Al Gore accepts Freedom Award
Posted: Wednesday, October 29, 2008 8:34 pm
MEMPHIS (AP) — Former Vice President Al Gore saluted civil rights pioneer Diane Nash, and said his current cause of reversing the effects of global warming have many parallels with the struggles of the Civil Rights Movement she helped foster in the 1950s and ’60s.
Gore, Nash and blues legend B.B. King were honored by the National Civil Rights Museum with its annual Freedom Award. Gore and Nash appeared at a public forum at a downtown Memphis church, attended mostly by area students.
Gore, who split his youth between Washington, D.C., and Carthage, Tenn., remembers watching on television as Nash and other Fisk University students peacefully protested to desegregate lunch counters in Nashville.
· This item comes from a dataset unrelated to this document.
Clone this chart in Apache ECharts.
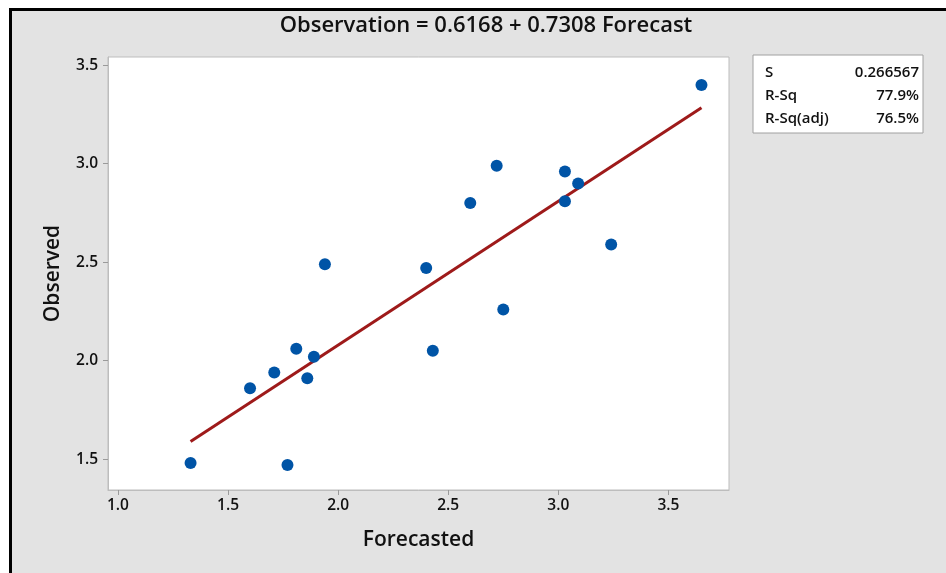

She would later go on to organize Freedom Rides through the South, and was a co-founder of the Student Nonviolent Coordinating Committee.
“It is an honor to be mentioned in the same breath with Diane Nash,” Gore said.
Since losing the presidential election to George W. Bush in 2000, Gore has made combating global warming his primary public focus. He was awarded a Nobel Prize for that work, and his documentary, “An Inconvenient Truth,” won an Academy Award.
Nash said one of the biggest things she learned in nonviolence training was “that people are never your enemies.” The enemies instead are unjust political or economic systems, attitudes or ignorance.
“If we had harmed some of the people we were trying to educate, they would not have come back and become our allies,” she said.
A week before the presidential election, and in a place where he had often made campaign appearances, Gore took pains not to be political.
The closest he came was when another speaker, Memphis City Schools Superintendent Dr. Kriner Cash, told his students that they are in an historic moment where “in a week, there will be an African-American president.”
Gore, whose 2000 bid for the White House ended with a Supreme Court decision over disputed Florida ballots, quickly knocked on wood. Then he had to smile as Cash, after getting big ovation added, “… or a female vice president.”
Later at a press conference, Gore said “I am very excited about the prospect of Senators (Barack) Obama and (Joe) Biden being elected, and will spend the next six days campaigning for him. But I also know how much can happen in the final six days before an election, and I also know this wasn’t a day for politics.”
Nash said she admires Obama, but added that she fears many in the black community “are looking for a savior” instead of trying to change things themselves.
During the forum, Gore finished his remarks by saying “that we have everything need” to reverse the course of climate change “with the exception of political will.”
But he added that “political will is a renewable resource.”